By Zev Yaroslavsky and Louise McCarthy
Government is often criticized for its failures, but once in a while government has a profound success story. In January, California took the final step in expanding our Medi-Cal program to all income eligible residents, regardless of documentation status. As a result, Los Angeles County has sunset its public uninsured program, My Health LA, as its enrollees move to Medi-Cal. Thanks to decades-long efforts to stabilize and strengthen a once-crumbling safety net system, the Medi-Cal expansion offers Angelenos more than just a coverage card. It offers access to quality health care. As we celebrate this expansion of coverage it is important to recognize the investments that laid the foundation for this to happen.
Thirty years ago, our health system was on the edge of collapse and the county was on the brink of bankruptcy. In addition to the weight of an economic recession, our health system was financially burdened by a crisis of access and coverage. Over a third of Angelenos were indigent. County health facilities were overcrowded and largely focused on expensive inpatient hospital care, with a growing proportion of patients lacking insurance.
To avoid a total collapse, the county had to act fast. Initially, the county was forced to cut costs. At the same time, it proposed innovative policy and financing strategies to Sacramento and requested relief from the Federal government. In 1995, the county negotiated an agreement with the federal government that brought in $1 billion over the ensuing five years, with the promise that it would reorient its health services from inpatient to outpatient care in order to deliver cost savings to the health care system.
This reorganization of our health care delivery model set the stage for future gains. As part of the agreement, the county contracted with private nonprofit community health centers to provide a significant increase in primary care services to low-income uninsured residents. As a result, the county tripled the number of clinics serving the county’s rising uninsured population – from 39 to 170. The number of patients staying in hospitals decreased by 24%, and avoidable emergency room visits declined by 27%, resulting in significant cost savings and improved quality of care.
While these were great achievements, they weren’t enough. Los Angeles’s health system was still in the red. The Clinton administration extended the agreement, buying the County the time needed to balance its books. Coupled with a 1998 settlement of a lawsuit against major tobacco companies and a 2002 voter-approved parcel tax, the county health system books were finally balanced.

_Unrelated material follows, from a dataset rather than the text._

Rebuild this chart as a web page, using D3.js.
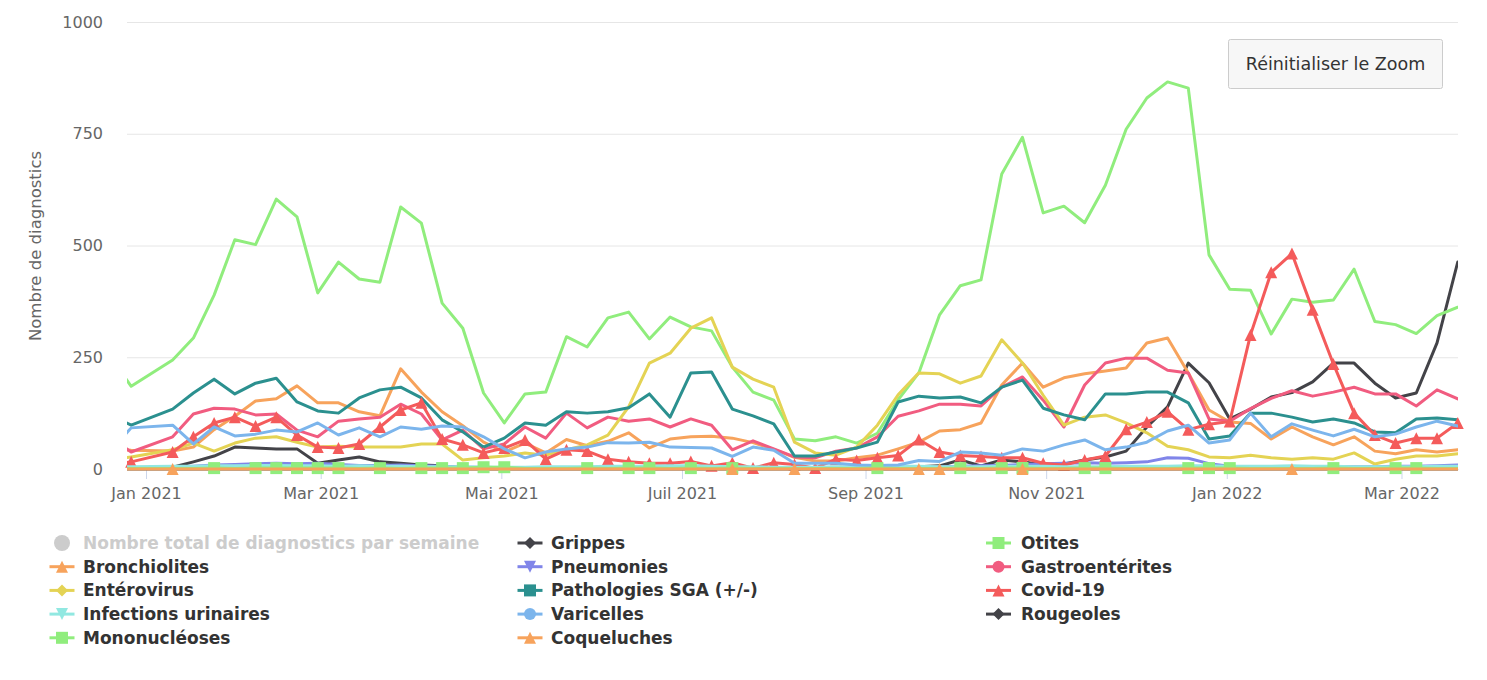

Ten years after the initial federal agreement, federal funds expired, but the Board of Supervisors continued investing its own resources in the safety net. As a result, not only were vital health services expanded, but so were critical facilities to improve access to care.
In 2008, the nation faced another, deeper, recession. Again, the county looked at closures and drastic cuts, threatening to nullify the gains it had made. Federal aid came again, this time in the form of the American Reinvestment and Recovery Act, which provided grants to build and improve sites, as well as to underwrite care for the uninsured.
Because of the county’s prior investments, both the public and private health care systems were shovel-ready to take advantage of another infusion of federal funding thanks to passage of the Affordable Care Act (ACA). Obama Care, as the ACA came to be known, made it possible for California to expand coverage through Medi-Cal. Overnight, hundreds of thousands of residents received health insurance and now had a ready-made medical home in the safety net.
In the 1990s, we were just trying to keep the doors open and our heads above water. Little did we know that our efforts would lay the groundwork for what would become the foundation of major future expansions. Those county contracts with private clinics eventually became the My Health LA program, which sunset last month.
Since that initial investment in primary care, and in restructuring service delivery, Los Angeles has transformed its public and private safety net. Nonprofit clinics now serve 1.89 million Los Angeles residents each year at nearly 400 sites. Fewer than 750,000 Los Angeles residents lack health insurance, and that number will shrink even more with the Medi-Cal expansion.
While these achievements are impressive, more still needs to be done. Nearly 10% of Angelenos still report difficulty finding primary care, and that gap in our system must be closed. Health care should be a right, not a privilege. The long struggle to expand care proves that collaboration between Federal, State and County governments can yield consequential results. Our job won’t be finished until we provide coverage to everyone by building on the foundation we created over the last three decades.
Zev Yaroslavsky is director of the Los Angeles Initiative at the UCLA Luskin School of Public Affairs, and was an LA County Supervisor from 1994 to 2014. Louise McCarthy is president and chief executive officer of the Community Clinic Association of Los Angeles County.
We have indeed come a long way from the time when we had millions of uninsured residents in Los Angeles County. It was through the leadership of Zev Yaroslavsky, the Board of Supervisors, the Community Clinic Association of Los Angeles County and all the individual FQHCs and community clinics that we were able to create this major change for Los Angeles County residents. I think we should celebrate all that good work, the sunsetting of My Health LA as a symbol of progress made and the growth of the Safety Net in Los Angeles County.